Complètement. Je me souviens à ma première lecture du scénario, je me disais : “Génial, c’est le genre de fille avec qui j’adorerais aller au pub… et avec qui je n’aimerais pas avoir à me battre !” (Rires) Mais je crois que ces moments où l’on est en colère contre elle, elle l’est tout autant contre elle-même. Dès la première lecture, j’ai vu ce film comme un film d’évasion : elle essaie de briser les murs qui la retiennent prisonnière. Elle veut plus dans sa vie. Elle ne veut pas être jugée pour ce qu’elle est et pour les erreurs commises. Elle est constamment à la croisée des chemins, à devoir faire un choix égoïste pour poursuivre ses rêves. Et tous ces moments ne sont pas sans conséquences pour elle. Elle est constamment en plein dilemme. Je suis moi aussi passée de nombreuses fois par là au cours de ma vie… On peut aimer passionnément quelqu’un tout en aimant passionnément ce que l’on fait, comment trouver l’équilibre entre les deux ? C’est tellement difficile. Qu’on soit une femme ou un homme, une mère ou un père, jeune ou vieux… Tout le monde passe à un moment par ce dilemme entre ce besoin d’être libre et indépendant tout en voulant appartenir à une communauté.
Quand on rencontre un chanteur qui s’essaie à la comédie, il dit souvent qu’il peut enfin être quelqu’un d’autre à l’écran alors qu’il est constamment lui sur scène. Au contraire, un acteur qui s’essaie au chant apprécie de pouvoir enfin être lui-même et de ne plus se fondre dans un personnage. Dans votre cas, où vous situez-vous quand vous chantez “Glasgow (No Place Like Home)” dans un late show ou en concert ? Est-ce Rose-Lynn Harlan qui chante ? Est-ce Jessie Buckley ? Un mélange des deux ?
Justement, qu’en pensez-vous ?
Je ne sais pas ! Je n’ai pas encore réussi à me décider ! (Rires)
(Rires) Dans le film, j’incarne Rose-Lynn avant toute chose. Mais j’ai passé un pacte avec elle : je te donne une petite part de moi et je repars avec une petite part de toi. Quand vous incarnez un personnage, votre vision du monde change et vous le voyez à travers ses yeux. Mais je ne peux pas jouer un personnage de manière réaliste sans y mettre un peu de moi. J’ai tourné Wild Rose il y a trois ans. Et Rose-Lynn est toujours là ! (Rires) Elle ne m’a pas laissé complètement partir et je ne l’ai pas abandonnée non plus. J’ai l’impression que toutes les femmes que j’ai incarnées sont toujours là en moi.

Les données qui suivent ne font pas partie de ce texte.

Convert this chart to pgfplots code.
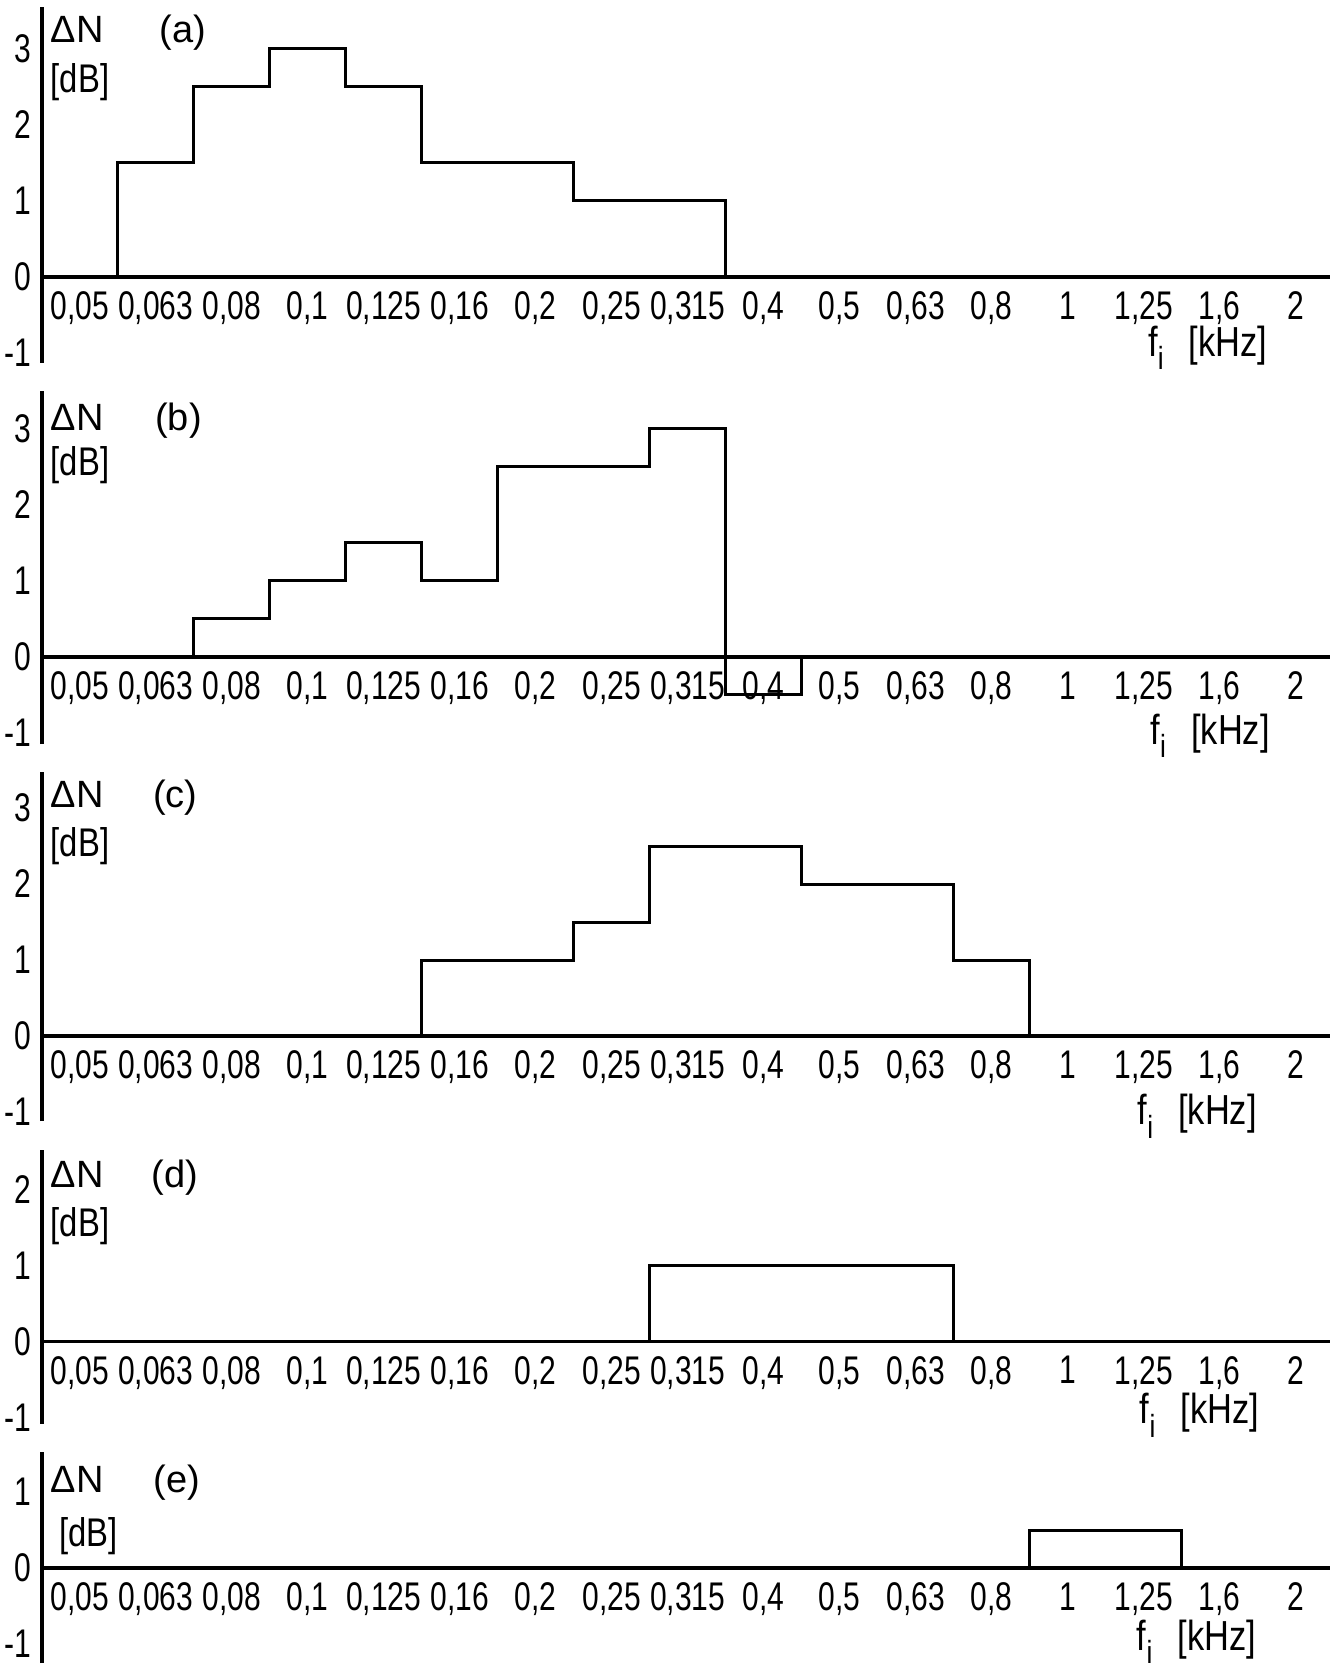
\documentclass[border=0pt]{standalone}
\usepackage{fontspec}
\setmainfont{Liberation Sans}
\newfontfamily\tickfont{Liberation Sans}[FakeStretch=0.75]
\newfontfamily\dbfont{Liberation Sans}[FakeStretch=0.82]
\usepackage{pgfplots}
\usepackage{pgfplotstable}
\pgfplotsset{compat=1.18}

% category index i (0 = 0,05 kHz ... 16 = 2 kHz), level v in dB
\pgfplotstableread{
i v
0 0
1 1.5
2 2.5
3 3
4 2.5
5 1.5
6 1.5
7 1
8 1
9 0
}\dataa
\pgfplotstableread{
i v
1 0
2 0.5
3 1
4 1.5
5 1
6 2.5
7 2.5
8 3
9 -0.5
10 0
}\datab
\pgfplotstableread{
i v
4 0
5 1
6 1
7 1.5
8 2.5
9 2.5
10 2
11 2
12 1
13 0
}\datac
\pgfplotstableread{
i v
7 0
8 1
9 1
10 1
11 1
12 0
}\datad
\pgfplotstableread{
i v
12 0
13 0.5
14 0.5
15 0
}\datae

\pgfplotsset{
 panel/.style={
  anchor=south west,
  x=19pt, y=19pt,
  xmin=-0.5, xmax=16.45,
  axis x line=middle, axis y line=left,
  axis line style={line width=0.9pt,-},
  hide obscured x ticks=false, hide obscured y ticks=false,
  xtick={0,...,16},
  xticklabels={{0,05},{0,063},{0,08},{0,1},{0,125},{0,16},{0,2},{0,25},{0,315},{0,4},{0,5},{0,63},{0,8},{1},{1,25},{1,6},{2}},
  major tick length=0pt,
  tick style={draw=none},
  xticklabel style={font=\tickfont\fontsize{10}{11}\selectfont, anchor=north, inner sep=0pt, yshift=-3.5pt},
  yticklabel style={font=\tickfont\fontsize{10}{11}\selectfont, anchor=east, inner sep=0pt, xshift=-2.5pt},
  clip=false,
 },
 stepline/.style={const plot, line width=0.75pt, black, no markers},
}
\tikzset{
 dn/.style={anchor=base west, inner sep=0pt, font=\fontsize{9.5}{10}\selectfont},
 db/.style={anchor=base west, inner sep=0pt, font=\dbfont\fontsize{10}{11}\selectfont},
 pl/.style={anchor=base, inner sep=0pt, font=\fontsize{9.5}{10}\selectfont},
 fl/.style={anchor=base west, inner sep=0pt, font=\dbfont\fontsize{10.5}{11}\selectfont},
}
\newcommand{\flab}{f\raisebox{-0.6ex}{\fontsize{8}{8}\selectfont i}\hspace{0.6em}[kHz]}

\begin{document}
\begin{tikzpicture}
\useasboundingbox (0,0) rectangle (335.25pt,-416.5pt);

% (a)
\begin{axis}[panel, at={(10.43pt,-90.72pt)}, ymin=-1.13, ymax=3.55,
  ytick={-1,0,1,2,3}, yticklabels={-1,0,1,2,3}]
\addplot[stepline] table[x expr=\thisrow{i}-0.5, y=v] {\dataa};
\node[dn] at (axis cs:-0.39,3.08) {ΔN};
\node[db] at (axis cs:-0.39,2.43) {[dB]};
\node[pl] at (axis cs:1.36,3.08) {(a)};
\node[fl] at (axis cs:14.05,-1.04) {\flab};
\end{axis}

% (b)
\begin{axis}[panel, at={(10.43pt,-186.05pt)}, ymin=-1.15, ymax=3.5,
  ytick={-1,0,1,2,3}, yticklabels={-1,0,1,2,3}]
\addplot[stepline] table[x expr=\thisrow{i}-0.5, y=v] {\datab};
\node[dn] at (axis cs:-0.39,2.98) {ΔN};
\node[db] at (axis cs:-0.39,2.39) {[dB]};
\node[pl] at (axis cs:1.3,2.98) {(b)};
\node[fl] at (axis cs:14.08,-1.15) {\flab};
\end{axis}

% (c)
\begin{axis}[panel, at={(10.43pt,-280.28pt)}, ymin=-1.12, ymax=3.47,
  ytick={-1,0,1,2,3}, yticklabels={-1,0,1,2,3}]
\addplot[stepline] table[x expr=\thisrow{i}-0.5, y=v] {\datac};
\node[dn] at (axis cs:-0.39,3.0) {ΔN};
\node[db] at (axis cs:-0.39,2.36) {[dB]};
\node[pl] at (axis cs:1.26,3.0) {(c)};
\node[fl] at (axis cs:13.91,-1.17) {\flab};
\end{axis}

% (d)
\begin{axis}[panel, at={(10.43pt,-355.92pt)}, ymin=-1.08, ymax=2.52,
  ytick={-1,0,1,2}, yticklabels={-1,0,1,2}]
\addplot[stepline] table[x expr=\thisrow{i}-0.5, y=v] {\datad};
\node[dn] at (axis cs:-0.39,2.03) {ΔN};
\node[db] at (axis cs:-0.39,1.38) {[dB]};
\node[pl] at (axis cs:1.25,2.03) {(d)};
\node[fl] at (axis cs:13.94,-1.08) {\flab};
\end{axis}

% (e)
\begin{axis}[panel, at={(10.43pt,-415.75pt)}, ymin=-1.25, ymax=1.53,
  ytick={-1,0,1}, yticklabels={-1,0,1}]
\addplot[stepline] table[x expr=\thisrow{i}-0.5, y=v] {\datae};
\node[dn] at (axis cs:-0.39,1.0) {ΔN};
\node[db] at (axis cs:-0.28,0.28) {[dB]};
\node[pl] at (axis cs:1.28,1.0) {(e)};
\node[fl] at (axis cs:13.9,-1.08) {\flab};
\end{axis}
\end{tikzpicture}
\end{document}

On me demande souvent comment je laisse le personnage après une scène difficile. Et en réalité, je ne veux pas le laisser. Je me sens vraiment chanceuse d’avoir pu camper toutes ces femmes. Elles m’ont changé et ont changé ma vision du monde, pour le meilleur. Elles sont toutes un peu en moi.
En parlant de femmes qui ont marqué votre carrière, vous avez récemment incarné Lyudmilla Ignatenko dans la série “Chernobyl”. Que vous inspire le succès de la série et quel souvenir gardez-vous de ce tournage ?
C’est assez extraordinaire de voir qu’un drame politique, tragique et réaliste inspiré d’événements réels puisse avoir un tel écho à travers le monde. A une époque qui laisse uniquement la place au sensationnalisme et au cinéma d’évasion avec les films Marvel et productions du genre, c’est réjouissant et rassurant de voir qu’il existe encore de la place pour de telles histoires. Cela me redonne vraiment foi de voir que des histoires aussi osées et pointues que Chernobyl aient un tel impact dans le monde en termes d’émotion mais aussi d’éducation. Pour tout dire, je n’arrive même pas à y croire, tant la réponse globale est énorme. C’était une chance incroyable de pouvoir participer à un tel projet. Et une vraie responsabilité aussi. Quand vous traitez de tels sujets, qui se sont vraiment déroulés et qui ont une importance majeure, vous avez cette responsabilité. Quant au personnage de Lyudmilla Ignatenko, elle m’aura permis de comprendre à quel point l’être humain est capable de survivre à des choses extrêmes et horribles… Ces liquidateurs, ces pompiers, ces civils qui ont traversé ces événements ont vraiment sauvé le monde. A mes yeux, ils méritent vraiment le Prix Nobel de la Paix. Et notre respect.